Some in the GOP have realized what progressives have been saying all along--that by winning the election, President Obama is in a much better negotiating position on taxes and spending than before, and the GOP really doesn't have many hands to play.
The trouble is, the GOP thinks if it "gives" on any tax increases on the wealthiest Americans that it should have the "right" to a "balanced deal" and get the Dems to go along with the decimation of Medicare, Medicaid and Social Security. This is the main battle of the radical right's class warfare against ordinary Americans--their goal is to eliminate, reduce, or privatize Social Security, Medicare, and Medicaid benefits. They created the fiscal cliff with brinkmanship temper-tantrum threats to throw the United States into default unless they got their way, and they are trying to use the December 31 deadline that they themselves set in place to push the Democrats into being the ones to destroy the most effective social welfare programs that the Democrats have created.
See, e.g., Hiedi Przybyla, Republican Defectors Ready to Back U.S. Tax-Rate Compromise, Bloomberg.com (Dec. 5, 2012). Some members of the GOP have "signed a letter calling for exploration of 'all options' on taxes and entitlement programs"; Petition signers like Mike Sampson (R-ID) say this means he would be willing to "accept higher rates for married couples earning more than $500,000 a year, in exchange for an overhaul of spending on entitlements such as Medicare." "We've [the GOP,that is, has] got to have entitlement reform," he says. Id.
Steny Hoyer--the center-right Democratic whip in the House--said that "proposals to raise the eligibility age from 65 to 67 and other entitlement changes 'clearly are on the table'."
Hoyer is writing a suicide note for the Democratic party with that statement, for two reasons.

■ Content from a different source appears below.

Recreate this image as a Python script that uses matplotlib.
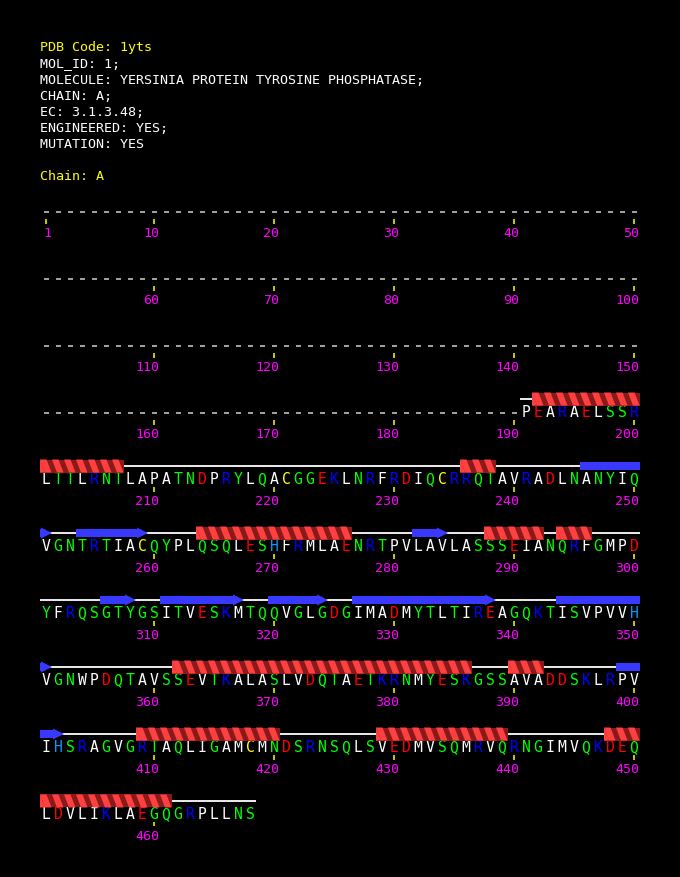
import matplotlib
matplotlib.use("Agg")
import matplotlib.pyplot as plt
from matplotlib.patches import Polygon, Rectangle

# ---------------- data ----------------
pdb_code = "1yts"
header_lines = [
    "MOL_ID: 1;",
    "MOLECULE: YERSINIA PROTEIN TYROSINE PHOSPHATASE;",
    "CHAIN: A;",
    "EC: 3.1.3.48;",
    "ENGINEERED: YES;",
    "MUTATION: YES",
]
chain_id = "A"
n_residues = 468
first_observed = 191
observed_seq = (
    "PEARAELSSR"
    "LTTLRNTLAPATNDPRYLQACGGEKLNRFRDIQCRRQTAVRADLNANYIQ"
    "VGNTRTIACQYPLQSQLESHFRMLAENRTPVLAVLASSSEIANQRFGMPD"
    "YFRQSGTYGSITVESKMTQQVGLGDGIMADMYTLTIREAGQKTISVPVVH"
    "VGNWPDQTAVSSEVTKALASLVDQTAETKRNMYESKGSSAVADDSKLRPV"
    "IHSRAGVGRTAQLIGAMCMNDSRNSQLSVEDMVSQMRVQRNGIMVQKDEQ"
    "LDVLIKLAEGQGRPLLNS"
)
helices = [(192, 207), (236, 238), (264, 276), (288, 292), (294, 296),
           (362, 386), (390, 392), (409, 420), (429, 439), (448, 461)]
strands = [(246, 251), (254, 259), (282, 284), (306, 308), (311, 317),
           (320, 324), (327, 338), (344, 351), (399, 402)]
label_residues = [1] + list(range(10, 461, 10))

# ---------------- style ----------------
W, H = 680, 878
per_row = 50
cell = 12.0
x_first = 46.0
y_first = 212.0
row_gap = 67.0
font = "DejaVu Sans Mono"
fs = 9.6
fs_seq = 10.6

res_colors = {}
for a in "AVLIMFWP":
    res_colors[a] = "#ffffff"
for a in "STNQGY":
    res_colors[a] = "#00ff00"
for a in "DE":
    res_colors[a] = "#ff0000"
for a in "KR":
    res_colors[a] = "#0000ff"
res_colors["H"] = "#0099ff"
res_colors["C"] = "#ffff00"

helix_light = "#ff4040"
helix_dark = "#8a1a1a"
strand_col = "#3838ff"

fig = plt.figure(figsize=(W / 100, H / 100), dpi=100)
fig.patch.set_facecolor("black")
ax = fig.add_axes([0, 0, 1, 1])
ax.set_xlim(0, W)
ax.set_ylim(H, 0)
ax.axis("off")
ax.set_facecolor("black")


def pos(n):
    r = (n - 1) // per_row
    c = (n - 1) % per_row
    return x_first + c * cell, y_first + r * row_gap


# header
ax.text(40, 48, f"PDB Code: {pdb_code}", color="#ffff00", fontsize=fs,
        family=font, va="center", ha="left")
for i, line in enumerate(header_lines):
    ax.text(40, 64 + 16 * i, line, color="#ffffff", fontsize=fs,
            family=font, va="center", ha="left")
ax.text(40, 177, f"Chain: {chain_id}", color="#ffff00", fontsize=fs,
        family=font, va="center", ha="left")

# residues
for n in range(1, n_residues + 1):
    x, y = pos(n)
    if n < first_observed:
        ax.plot([x - 2.5, x + 2.5], [y + 0.5, y + 0.5], color="#d0d0d0",
                lw=1.1, solid_capstyle="butt")
    else:
        aa = observed_seq[n - first_observed]
        ax.text(x, y, aa, color=res_colors.get(aa, "#ffffff"), fontsize=fs_seq,
                family=font, ha="center", va="center")

# labels and ticks
for n in label_residues:
    x, y = pos(n)
    ax.plot([x, x], [y + 8.0, y + 12.5], color="#ffff00", lw=1.1,
            solid_capstyle="butt")
    ax.text(x + 5, y + 21.5, str(n), color="#ff00ff", fontsize=fs,
            family=font, ha="right", va="center")


def row_segments(a, b):
    segs = []
    n = a
    while n <= b:
        r = (n - 1) // per_row
        row_end = (r + 1) * per_row
        e = min(b, row_end)
        segs.append((n, e))
        n = e + 1
    return segs


# coil line
for a, b in row_segments(first_observed, n_residues):
    xa, y = pos(a)
    xb, _ = pos(b)
    ax.plot([xa - cell / 2, xb + cell / 2], [y - 13, y - 13],
            color="#ffffff", lw=1.3, solid_capstyle="butt", zorder=2)

# helices
for hs, he in helices:
    for a, b in row_segments(hs, he):
        xa, y = pos(a)
        xb, _ = pos(b)
        yc = y - 13
        top, bot = yc - 6.5, yc + 6.5
        left, right = xa - cell / 2, xb + cell / 2
        ax.add_patch(Rectangle((left, top), right - left, bot - top,
                               facecolor=helix_dark, edgecolor="none", zorder=3))
        for n in range(a, b + 1):
            xl = pos(n)[0] - cell / 2
            poly = [(xl, top), (xl + 6.5, top), (xl + 11.5, bot), (xl + 5, bot)]
            poly = [(min(max(px, left), right), py) for px, py in poly]
            ax.add_patch(Polygon(poly, closed=True, facecolor=helix_light,
                                 edgecolor="none", zorder=4))
        ax.add_patch(Polygon([(left, top), (left + 5, bot), (left, bot)],
                             closed=True, facecolor=helix_light,
                             edgecolor="none", zorder=4))

# strands
for ss, se in strands:
    segs = row_segments(ss, se)
    for i, (a, b) in enumerate(segs):
        xa, y = pos(a)
        xb, _ = pos(b)
        yc = y - 13
        left, right = xa - cell / 2, xb + cell / 2
        last = (i == len(segs) - 1)
        if last:
            head_len = min(11.0, right - left)
            body_end = right - head_len
            if body_end > left:
                ax.add_patch(Rectangle((left, yc - 4.0), body_end - left, 8.0,
                                       facecolor=strand_col, edgecolor="none",
                                       zorder=4))
            ax.add_patch(Polygon([(body_end, yc - 5.5), (right, yc),
                                  (body_end, yc + 5.5)], closed=True,
                                 facecolor=strand_col, edgecolor="none",
                                 zorder=4))
        else:
            ax.add_patch(Rectangle((left, yc - 4.0), right - left, 8.0,
                                   facecolor=strand_col, edgecolor="none",
                                   zorder=4))

fig.savefig("out.png", dpi=100, facecolor="black")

1) Tax increases cannot be significant enough if they are limited to married couples with $500,000 or $1 million of income, as Simpson suggested, nor if they do not raise the top rate to at least the Clinton era rate of 39.6 percent.
In reality, they should introduce additional brackets above that rate level for the top earners (e.g., 4o% for 750,000 or more, 45% for 2 million or more , 50% for 10 million or more, up to perhaps 65% for those who make hundreds of millions of income per year).
And the capital gains preference should be eliminated. But the GOP is also digging its "line in the sand" against any increases in taxes on investment income--even though this is an income category that creates tax arbitrage opportunities for the wealthiest Americans and high-income Americans (like Mitt Romney) end up paying tax at rates substantially less than ordinary Americans because of the preferential treatment of their capital gains income. See, e.g., James Politi, Republicans in capital gains tax fight, Financial Times.com (Dec. 4, 2012) (noting that Republicans in the House are "fighting tax increases on capital gains and dividends, ruling out investment income as an acceptable source of additional revenues in increasingly urgent talks to avert the fiscal cliff") [hat tip--Yves Smith at Naked Capitalism].
2) Democrats were elected as the party most likely to protect earned benefit programs, not destroy them. There is no way that Democrats should accept ANY "overhaul" of Medicare or the other social program eligibility requirements as a way to cut spending. They are vitally essential to Americans, and the GOP suggestions take the brunt of cuts out on the most vulnerable populations. The GOP's cuts include lowering the COLA for the elderly for Social Security, when the elderly actually have a HIGHERr cost-of-living than ordinary Americans, or raising the eligibility age for Medicare, when those who labor all of their lives often need EARLIER eligibility because they need to retire earlier and have no health care outside of work and can't afford to pay what private insurers will charge.
The savings from these stingy GOP proposals are de minimis, but the impact will be to create a momentum for reducing benefits as a way to save. That is treating a symptom and not the problem.
The problem of increasing health care costs comes from the inordinate profit-taking by parties at every link of the health care chain--consultants who bid out to insurers, insurers, hospitals, doctors, Big Pharm, Big Nursing Home, and shareholders. The only way to address the problem is to do what every other advanced civilization in our era has already done--move to a single payer system that treats health care as a citizen's right and treats the provision of health care as in some sense a public good that the government must provide. Single payer allows the government to bargain on behalf of its citizens, reducing the monopolistic rights of pharaceutical, hospital and other health care intermediaries.
The article notes that about 120 Dems would need to "buy in" to entitlement cuts in the House for the GOP to agree to tax increases. The Dems should say no. The tax increases will come into law on January 1, and then the Dems can propose a bill that will cut taxes for those for whom it makes sense, without decimating the star programs that have supported the middle class since FDR. (Note to Dems--progressives will not vote for anyone who goes along with such entitlement changes.)